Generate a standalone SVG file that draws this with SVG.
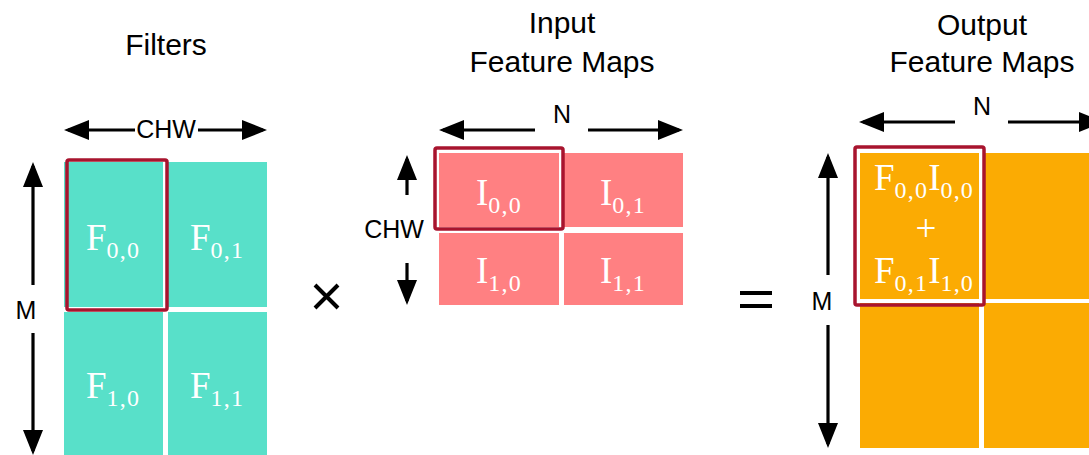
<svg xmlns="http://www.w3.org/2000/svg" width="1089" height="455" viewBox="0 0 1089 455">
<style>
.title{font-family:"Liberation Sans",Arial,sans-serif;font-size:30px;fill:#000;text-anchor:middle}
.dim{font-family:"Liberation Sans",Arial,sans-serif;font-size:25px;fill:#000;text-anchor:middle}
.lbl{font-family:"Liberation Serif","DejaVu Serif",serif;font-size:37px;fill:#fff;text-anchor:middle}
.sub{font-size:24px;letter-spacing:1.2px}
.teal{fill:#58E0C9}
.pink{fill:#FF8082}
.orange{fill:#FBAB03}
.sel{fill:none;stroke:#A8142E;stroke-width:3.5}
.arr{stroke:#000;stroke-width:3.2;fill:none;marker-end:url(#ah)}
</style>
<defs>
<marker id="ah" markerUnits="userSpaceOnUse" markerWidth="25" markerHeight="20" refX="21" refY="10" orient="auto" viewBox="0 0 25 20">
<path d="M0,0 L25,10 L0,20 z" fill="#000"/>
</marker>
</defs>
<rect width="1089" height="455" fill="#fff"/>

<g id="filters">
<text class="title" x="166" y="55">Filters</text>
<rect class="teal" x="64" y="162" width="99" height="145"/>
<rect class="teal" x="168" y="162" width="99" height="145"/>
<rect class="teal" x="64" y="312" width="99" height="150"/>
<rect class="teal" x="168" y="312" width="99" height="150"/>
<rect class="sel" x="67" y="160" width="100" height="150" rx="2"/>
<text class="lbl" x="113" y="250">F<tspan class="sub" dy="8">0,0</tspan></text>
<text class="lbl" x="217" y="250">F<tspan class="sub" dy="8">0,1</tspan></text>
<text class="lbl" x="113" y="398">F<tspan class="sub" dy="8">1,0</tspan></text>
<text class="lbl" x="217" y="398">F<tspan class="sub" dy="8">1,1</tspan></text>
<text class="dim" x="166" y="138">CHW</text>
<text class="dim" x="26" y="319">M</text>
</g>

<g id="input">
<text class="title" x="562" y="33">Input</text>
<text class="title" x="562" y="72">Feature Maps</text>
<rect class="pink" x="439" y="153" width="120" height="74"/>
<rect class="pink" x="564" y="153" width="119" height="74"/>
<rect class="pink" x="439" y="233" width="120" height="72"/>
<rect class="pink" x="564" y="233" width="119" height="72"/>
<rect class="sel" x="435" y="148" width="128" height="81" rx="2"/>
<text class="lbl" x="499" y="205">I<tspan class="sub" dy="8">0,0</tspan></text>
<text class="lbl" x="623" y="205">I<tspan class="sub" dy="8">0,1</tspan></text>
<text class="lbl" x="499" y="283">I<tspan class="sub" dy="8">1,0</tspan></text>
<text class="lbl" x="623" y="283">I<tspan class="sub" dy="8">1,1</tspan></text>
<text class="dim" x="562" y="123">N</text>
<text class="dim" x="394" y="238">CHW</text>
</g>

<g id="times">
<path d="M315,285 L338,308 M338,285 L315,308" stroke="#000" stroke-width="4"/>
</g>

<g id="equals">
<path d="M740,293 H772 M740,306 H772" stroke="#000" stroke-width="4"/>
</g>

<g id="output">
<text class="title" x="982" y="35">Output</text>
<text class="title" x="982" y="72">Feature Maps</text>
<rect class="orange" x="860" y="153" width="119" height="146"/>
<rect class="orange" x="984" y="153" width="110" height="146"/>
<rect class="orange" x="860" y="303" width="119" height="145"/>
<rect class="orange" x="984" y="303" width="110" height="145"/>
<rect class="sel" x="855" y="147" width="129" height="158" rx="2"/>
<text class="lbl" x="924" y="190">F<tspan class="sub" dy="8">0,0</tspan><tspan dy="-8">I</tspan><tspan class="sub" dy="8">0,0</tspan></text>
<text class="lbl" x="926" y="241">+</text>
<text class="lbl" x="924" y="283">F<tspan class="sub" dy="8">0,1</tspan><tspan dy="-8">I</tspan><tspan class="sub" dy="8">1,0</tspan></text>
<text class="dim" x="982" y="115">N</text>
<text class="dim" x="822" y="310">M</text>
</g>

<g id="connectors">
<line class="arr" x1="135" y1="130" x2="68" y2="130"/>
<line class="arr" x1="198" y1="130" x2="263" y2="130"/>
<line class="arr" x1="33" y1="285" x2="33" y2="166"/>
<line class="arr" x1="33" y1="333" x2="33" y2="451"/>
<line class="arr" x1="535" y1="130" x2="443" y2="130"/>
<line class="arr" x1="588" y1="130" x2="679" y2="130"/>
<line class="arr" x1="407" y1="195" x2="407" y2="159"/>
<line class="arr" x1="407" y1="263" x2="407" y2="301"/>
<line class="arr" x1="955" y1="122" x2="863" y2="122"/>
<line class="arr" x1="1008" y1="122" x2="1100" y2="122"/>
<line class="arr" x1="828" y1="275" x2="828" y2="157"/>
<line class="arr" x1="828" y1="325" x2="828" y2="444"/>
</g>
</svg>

---

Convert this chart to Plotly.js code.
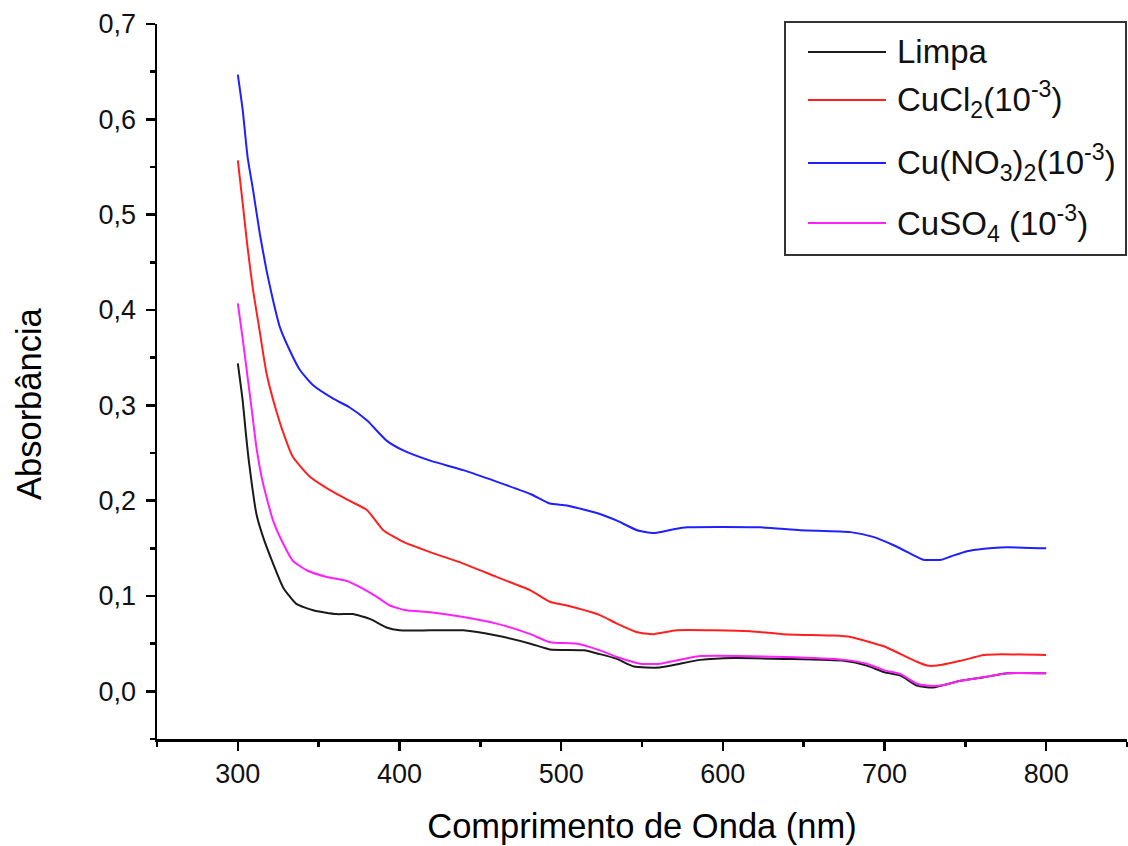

Task description: Copy out each line of the records that holds the string "this".

Task result:
Generate a standalone SVG file that draws this with SVG.
Convert this chart to Plotly.js code.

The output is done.